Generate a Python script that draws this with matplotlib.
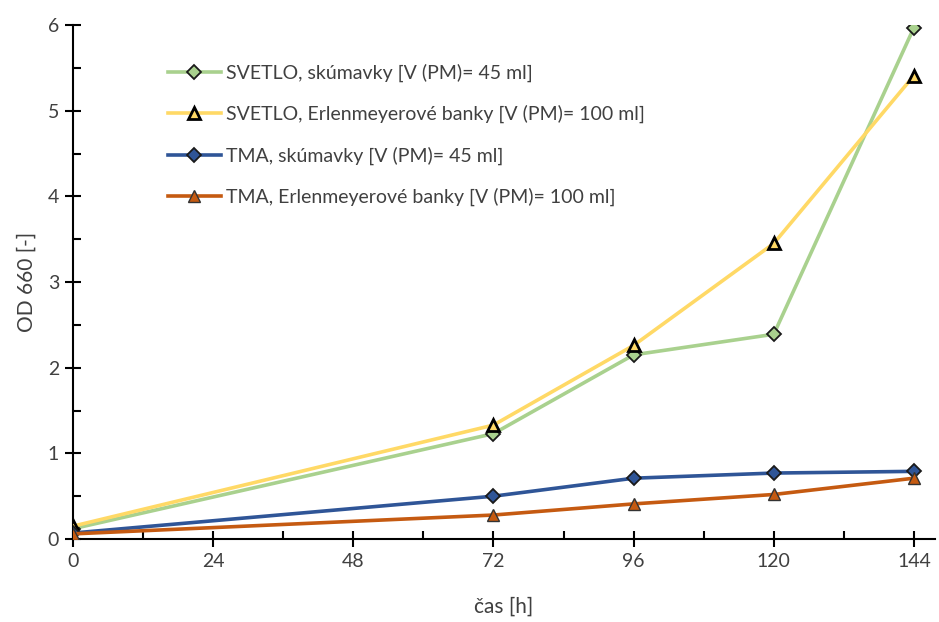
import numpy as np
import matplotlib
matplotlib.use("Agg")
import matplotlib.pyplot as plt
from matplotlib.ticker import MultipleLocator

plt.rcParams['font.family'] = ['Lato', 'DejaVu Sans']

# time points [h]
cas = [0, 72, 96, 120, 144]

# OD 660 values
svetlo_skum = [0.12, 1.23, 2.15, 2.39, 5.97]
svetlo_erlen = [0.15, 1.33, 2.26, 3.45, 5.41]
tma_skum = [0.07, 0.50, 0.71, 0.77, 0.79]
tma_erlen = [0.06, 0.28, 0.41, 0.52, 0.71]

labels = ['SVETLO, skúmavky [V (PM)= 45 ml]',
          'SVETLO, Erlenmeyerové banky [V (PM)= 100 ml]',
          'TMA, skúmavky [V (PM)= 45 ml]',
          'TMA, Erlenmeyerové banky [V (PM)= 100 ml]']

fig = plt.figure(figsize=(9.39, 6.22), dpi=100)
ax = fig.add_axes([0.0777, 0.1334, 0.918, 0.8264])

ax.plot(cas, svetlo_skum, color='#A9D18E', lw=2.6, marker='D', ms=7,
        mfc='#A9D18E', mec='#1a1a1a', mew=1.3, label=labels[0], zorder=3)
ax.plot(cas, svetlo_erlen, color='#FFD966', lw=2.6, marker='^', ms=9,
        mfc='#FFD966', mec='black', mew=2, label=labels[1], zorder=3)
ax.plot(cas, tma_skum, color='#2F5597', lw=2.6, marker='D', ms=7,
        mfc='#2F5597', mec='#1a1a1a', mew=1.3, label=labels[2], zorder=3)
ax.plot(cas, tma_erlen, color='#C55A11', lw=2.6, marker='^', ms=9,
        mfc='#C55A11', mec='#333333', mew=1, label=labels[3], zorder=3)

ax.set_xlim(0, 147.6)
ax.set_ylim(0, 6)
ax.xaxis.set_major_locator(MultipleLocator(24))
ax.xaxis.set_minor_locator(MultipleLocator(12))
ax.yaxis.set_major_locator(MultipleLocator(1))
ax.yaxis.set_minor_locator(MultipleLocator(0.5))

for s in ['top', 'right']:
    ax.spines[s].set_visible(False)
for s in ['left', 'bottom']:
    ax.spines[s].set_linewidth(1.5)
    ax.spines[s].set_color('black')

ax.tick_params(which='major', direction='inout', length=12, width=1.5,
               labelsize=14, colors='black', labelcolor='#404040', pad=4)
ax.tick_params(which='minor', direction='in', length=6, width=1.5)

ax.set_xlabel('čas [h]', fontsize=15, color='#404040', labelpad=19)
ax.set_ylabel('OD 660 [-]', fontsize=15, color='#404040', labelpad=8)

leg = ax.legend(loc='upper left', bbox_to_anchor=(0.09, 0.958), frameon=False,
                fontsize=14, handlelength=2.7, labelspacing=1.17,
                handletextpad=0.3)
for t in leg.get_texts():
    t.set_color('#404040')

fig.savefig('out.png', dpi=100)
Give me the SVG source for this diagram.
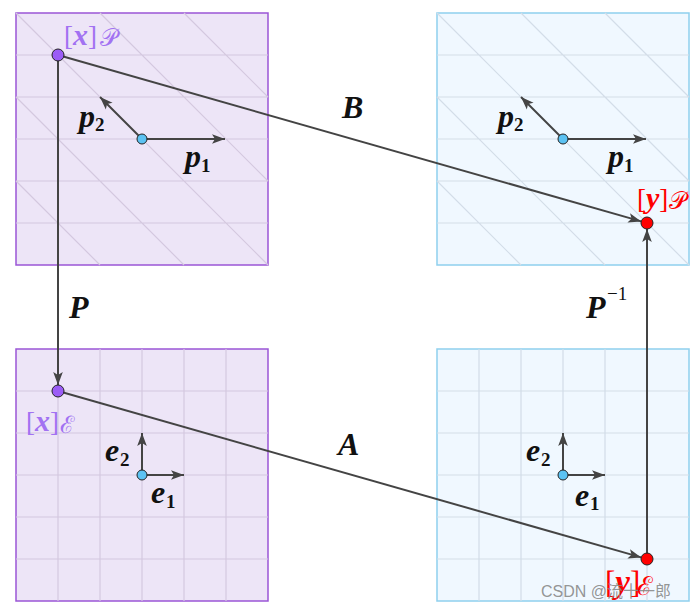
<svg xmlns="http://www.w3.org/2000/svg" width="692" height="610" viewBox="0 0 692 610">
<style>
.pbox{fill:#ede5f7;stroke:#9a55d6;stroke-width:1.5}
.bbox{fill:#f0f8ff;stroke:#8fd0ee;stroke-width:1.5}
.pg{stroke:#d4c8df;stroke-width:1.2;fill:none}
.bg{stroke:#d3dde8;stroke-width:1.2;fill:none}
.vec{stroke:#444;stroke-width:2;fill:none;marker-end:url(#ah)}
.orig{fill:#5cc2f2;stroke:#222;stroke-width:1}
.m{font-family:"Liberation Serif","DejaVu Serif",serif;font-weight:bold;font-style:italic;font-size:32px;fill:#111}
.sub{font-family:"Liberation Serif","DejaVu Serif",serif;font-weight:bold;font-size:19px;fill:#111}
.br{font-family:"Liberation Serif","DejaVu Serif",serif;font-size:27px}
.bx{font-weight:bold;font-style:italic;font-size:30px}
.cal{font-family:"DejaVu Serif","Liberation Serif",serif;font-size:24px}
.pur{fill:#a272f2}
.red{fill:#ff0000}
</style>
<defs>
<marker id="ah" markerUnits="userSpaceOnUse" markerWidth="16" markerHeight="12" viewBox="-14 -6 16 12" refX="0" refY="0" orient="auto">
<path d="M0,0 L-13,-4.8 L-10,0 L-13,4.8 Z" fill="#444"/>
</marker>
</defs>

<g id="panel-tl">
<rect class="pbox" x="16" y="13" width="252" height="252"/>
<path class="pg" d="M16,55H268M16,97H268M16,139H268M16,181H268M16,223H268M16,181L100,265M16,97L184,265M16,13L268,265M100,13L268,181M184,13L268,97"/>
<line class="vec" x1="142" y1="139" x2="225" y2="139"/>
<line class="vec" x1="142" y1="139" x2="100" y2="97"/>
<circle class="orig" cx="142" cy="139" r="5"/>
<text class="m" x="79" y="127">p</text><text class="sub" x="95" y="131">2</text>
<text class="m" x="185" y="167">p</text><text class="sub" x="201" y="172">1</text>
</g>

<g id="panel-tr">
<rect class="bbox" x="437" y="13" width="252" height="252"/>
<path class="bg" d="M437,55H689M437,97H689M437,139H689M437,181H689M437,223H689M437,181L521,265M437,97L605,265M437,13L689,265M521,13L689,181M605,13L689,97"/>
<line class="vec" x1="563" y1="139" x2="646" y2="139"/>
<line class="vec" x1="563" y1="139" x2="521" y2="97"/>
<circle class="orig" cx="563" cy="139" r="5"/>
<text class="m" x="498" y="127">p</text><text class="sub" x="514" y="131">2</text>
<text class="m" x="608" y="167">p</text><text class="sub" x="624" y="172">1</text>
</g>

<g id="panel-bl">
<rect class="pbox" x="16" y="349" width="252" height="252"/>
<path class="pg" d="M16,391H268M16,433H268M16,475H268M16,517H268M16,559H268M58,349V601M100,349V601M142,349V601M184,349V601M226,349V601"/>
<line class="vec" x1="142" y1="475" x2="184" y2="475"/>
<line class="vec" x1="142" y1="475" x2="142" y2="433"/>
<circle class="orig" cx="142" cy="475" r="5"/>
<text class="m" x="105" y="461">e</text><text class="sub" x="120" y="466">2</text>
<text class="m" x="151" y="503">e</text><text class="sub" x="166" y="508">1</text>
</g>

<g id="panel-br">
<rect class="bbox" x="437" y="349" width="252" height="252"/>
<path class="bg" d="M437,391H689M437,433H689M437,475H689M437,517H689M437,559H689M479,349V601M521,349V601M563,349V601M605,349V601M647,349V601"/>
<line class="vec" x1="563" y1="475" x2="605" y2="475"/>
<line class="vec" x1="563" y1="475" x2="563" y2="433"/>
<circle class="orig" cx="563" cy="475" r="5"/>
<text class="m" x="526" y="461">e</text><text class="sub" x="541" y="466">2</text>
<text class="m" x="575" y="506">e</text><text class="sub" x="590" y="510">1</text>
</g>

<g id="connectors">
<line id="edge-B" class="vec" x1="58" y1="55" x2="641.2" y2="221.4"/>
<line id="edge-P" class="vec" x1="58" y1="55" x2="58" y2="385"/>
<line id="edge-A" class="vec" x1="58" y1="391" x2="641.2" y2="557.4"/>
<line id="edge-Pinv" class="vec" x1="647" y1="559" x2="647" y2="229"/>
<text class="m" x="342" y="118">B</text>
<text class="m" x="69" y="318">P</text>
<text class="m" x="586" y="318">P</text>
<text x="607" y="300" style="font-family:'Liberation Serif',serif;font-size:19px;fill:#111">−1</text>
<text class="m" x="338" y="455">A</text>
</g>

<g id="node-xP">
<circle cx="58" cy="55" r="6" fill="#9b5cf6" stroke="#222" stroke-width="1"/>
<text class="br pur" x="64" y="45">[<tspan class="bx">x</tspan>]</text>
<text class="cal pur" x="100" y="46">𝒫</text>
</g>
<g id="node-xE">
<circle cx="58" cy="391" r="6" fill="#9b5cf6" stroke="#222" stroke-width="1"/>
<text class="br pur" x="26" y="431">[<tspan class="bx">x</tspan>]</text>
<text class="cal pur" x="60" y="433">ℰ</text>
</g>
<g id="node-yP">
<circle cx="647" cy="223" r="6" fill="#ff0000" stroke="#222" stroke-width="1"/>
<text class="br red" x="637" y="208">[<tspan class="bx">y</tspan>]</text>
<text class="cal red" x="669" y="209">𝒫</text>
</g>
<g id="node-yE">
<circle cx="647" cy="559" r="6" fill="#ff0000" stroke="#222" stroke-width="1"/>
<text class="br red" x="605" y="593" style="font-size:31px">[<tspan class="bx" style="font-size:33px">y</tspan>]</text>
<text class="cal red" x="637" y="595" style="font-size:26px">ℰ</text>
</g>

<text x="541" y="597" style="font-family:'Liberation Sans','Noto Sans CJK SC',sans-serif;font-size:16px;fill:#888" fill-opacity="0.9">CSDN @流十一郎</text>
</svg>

####

• _Short problem_: Leave out the pictures. Transcribe only the lines above, from the first through the one that contains "mfc='#C55A11', mec='#333333', mew=1, label=labels[3], zorder=3)".

• _Reply to the exercise_:
Generate a Python script that draws this with matplotlib.
import numpy as np
import matplotlib
matplotlib.use("Agg")
import matplotlib.pyplot as plt
from matplotlib.ticker import MultipleLocator

plt.rcParams['font.family'] = ['Lato', 'DejaVu Sans']

# time points [h]
cas = [0, 72, 96, 120, 144]

# OD 660 values
svetlo_skum = [0.12, 1.23, 2.15, 2.39, 5.97]
svetlo_erlen = [0.15, 1.33, 2.26, 3.45, 5.41]
tma_skum = [0.07, 0.50, 0.71, 0.77, 0.79]
tma_erlen = [0.06, 0.28, 0.41, 0.52, 0.71]

labels = ['SVETLO, skúmavky [V (PM)= 45 ml]',
          'SVETLO, Erlenmeyerové banky [V (PM)= 100 ml]',
          'TMA, skúmavky [V (PM)= 45 ml]',
          'TMA, Erlenmeyerové banky [V (PM)= 100 ml]']

fig = plt.figure(figsize=(9.39, 6.22), dpi=100)
ax = fig.add_axes([0.0777, 0.1334, 0.918, 0.8264])

ax.plot(cas, svetlo_skum, color='#A9D18E', lw=2.6, marker='D', ms=7,
        mfc='#A9D18E', mec='#1a1a1a', mew=1.3, label=labels[0], zorder=3)
ax.plot(cas, svetlo_erlen, color='#FFD966', lw=2.6, marker='^', ms=9,
        mfc='#FFD966', mec='black', mew=2, label=labels[1], zorder=3)
ax.plot(cas, tma_skum, color='#2F5597', lw=2.6, marker='D', ms=7,
        mfc='#2F5597', mec='#1a1a1a', mew=1.3, label=labels[2], zorder=3)
ax.plot(cas, tma_erlen, color='#C55A11', lw=2.6, marker='^', ms=9,
        mfc='#C55A11', mec='#333333', mew=1, label=labels[3], zorder=3)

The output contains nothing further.